Local wines will be paired with each course.

There will be a raffle, some surprise glimpses into the world of dance and general merriment in a beautiful little oasis.

Seating is very limited and reservations are essential. Cost is $60 per person.

To snag a seat, visit brownpapertickets.com, event number 1252361.


East Wind & Mahjong: I stopped by the new East Wind Bakery (3851 Sebastopol Rd., #109, Santa Rosa) a few days ago and left smiling and happy.

We now have traditional (and delicious) pork buns ($1.50 each) in the heart of Sonoma County.

While there, I also tried a croissant filled with pork belly, a beef bun and a sugar cookie.

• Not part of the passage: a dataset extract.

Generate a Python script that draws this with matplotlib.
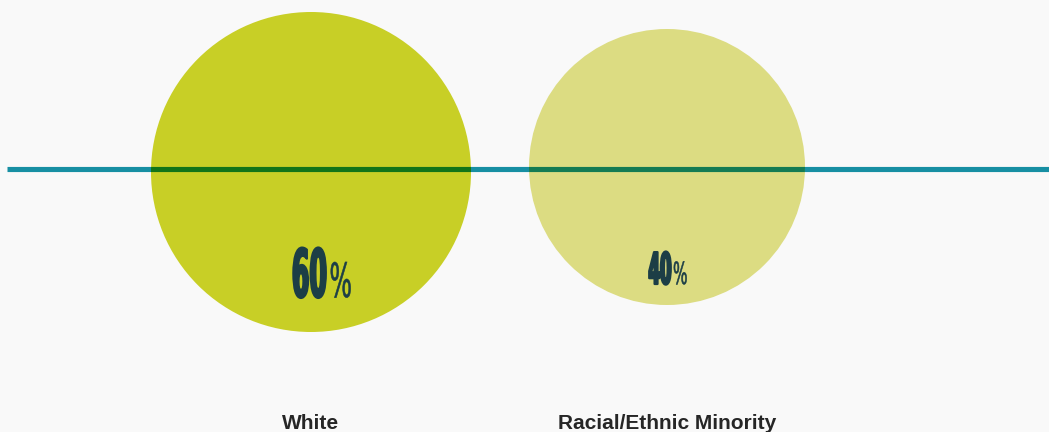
import matplotlib
matplotlib.use("Agg")
import matplotlib.pyplot as plt
from matplotlib.patches import Circle
from matplotlib.transforms import Affine2D
from matplotlib import patheffects
from matplotlib.colors import to_rgb

# data
groups = ["White", "Racial/Ethnic Minority"]
shares = [60, 40]
value_labels = ["60", "40"]

# layout (pixels, y going down)
W, H = 1049, 432
centers_x = [311, 667]
centers_y = [172, 167]
r_small, r_big = 138, 160
line_y = 168.5
num_right = [329, 673]
num_base = [297, 284]
num_size = [48, 31.5]
pct_left = [329.5, 673]
pct_size = [34, 22]

bg = "#f9f9f9"
circle_colors = ["#c8cf26", "#dcdc82"]
line_color = "#178fa3"
text_dark = "#1c3e46"


class Squeeze(patheffects.AbstractPathEffect):
    """draw text narrower and a bit heavier, like a condensed display face"""

    def __init__(self, sx, lw, pivot="left"):
        super().__init__()
        self.sx = sx
        self.lw = lw
        self.pivot = pivot

    def draw_path(self, renderer, gc, tpath, affine, rgbFace=None):
        x0 = 0
        if self.pivot == "right":
            x0 = tpath.get_extents().x1
        sq = Affine2D().translate(-x0, 0).scale(self.sx, 1).translate(x0, 0)
        gc0 = renderer.new_gc()
        gc0.copy_properties(gc)
        gc0.set_linewidth(self.lw)
        gc0.set_foreground(rgbFace)
        gc0.set_joinstyle("round")
        renderer.draw_path(gc0, tpath, sq + affine, rgbFace)
        gc0.restore()


def radius(v):
    lo, hi = min(shares), max(shares)
    return r_small + (v - lo) / (hi - lo) * (r_big - r_small)


def multiply(c1, c2):
    a, b = to_rgb(c1), to_rgb(c2)
    return tuple(x * y for x, y in zip(a, b))


fig = plt.figure(figsize=(W / 100, H / 100), dpi=100, facecolor=bg)
ax = fig.add_axes([0, 0, 1, 1])
ax.set_xlim(0, W)
ax.set_ylim(H, 0)
ax.set_facecolor(bg)
ax.axis("off")

ax.plot([7, W], [line_y, line_y], color=line_color, lw=3.7, solid_capstyle="butt", zorder=1)

for i, v in enumerate(shares):
    r = radius(v)
    c = Circle((centers_x[i], centers_y[i]), r, facecolor=circle_colors[i], edgecolor="none", zorder=2)
    ax.add_patch(c)
    # line shows through the circle (multiply look)
    seg, = ax.plot([7, W], [line_y, line_y], color=multiply(line_color, circle_colors[i]),
                   lw=3.7, solid_capstyle="butt", zorder=3)
    seg.set_clip_path(c)

    t = ax.text(num_right[i], num_base[i], value_labels[i], ha="right", va="baseline",
                fontsize=num_size[i], fontweight="bold", color=text_dark,
                family="DejaVu Sans", zorder=4)
    t.set_path_effects([Squeeze(0.38, 1.6, pivot="right")])
    p = ax.text(pct_left[i], num_base[i], "%", ha="left", va="baseline",
                fontsize=pct_size[i], color=text_dark, family="DejaVu Sans", zorder=4)
    p.set_path_effects([Squeeze(0.5, 0.4)])

    ax.text(centers_x[i], 429, groups[i], ha="center", va="baseline", fontsize=15,
            fontweight="bold", color="#262626", family="Liberation Sans")

fig.savefig("out.png", dpi=100, facecolor=bg)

The sweet little cafe--actually, it’s not so little, there is plenty of seating, including benches outside — serves breakfast and lunch, offering a mix of traditional American foods, a wide array of Asian selections including bahn mi and purple yam bao and a few surprising dishes, like a carnitas sandwich with salsa verde and clam chowder pot pie.

If you are looking for milk bread, which makes a velvety bread pudding, you’ll find it here.

The bakery also has several types of French-style hearth breads, cakes, scones, tarts, pizza rolls and cupcakes, including a whimsically gorgeous Hawaiian cupcake.

Beverages include an interesting selection of teas and there are even fresh-baked treats for your pampered pups.

There is a thoughtful, pristine flair to everything here, a quality that conveys that the bakers not only know what they are doing; they also love what they do.

On the counter above the display of Asian pastries was a clipboard with a sign-up sheet for an evening of mahjong, complete with instruction for those who do not know how to play.

Participation is free and it takes place this Saturday evening from 6 to 9 p.m. To sign up, just stop by.

East Wind Bakery is open Tuesday through Friday from 8 a.m. to 4 p.m., Saturday from 9 a.m. to 5 p.m. and Sunday from 9 a.m. to 3 p.m.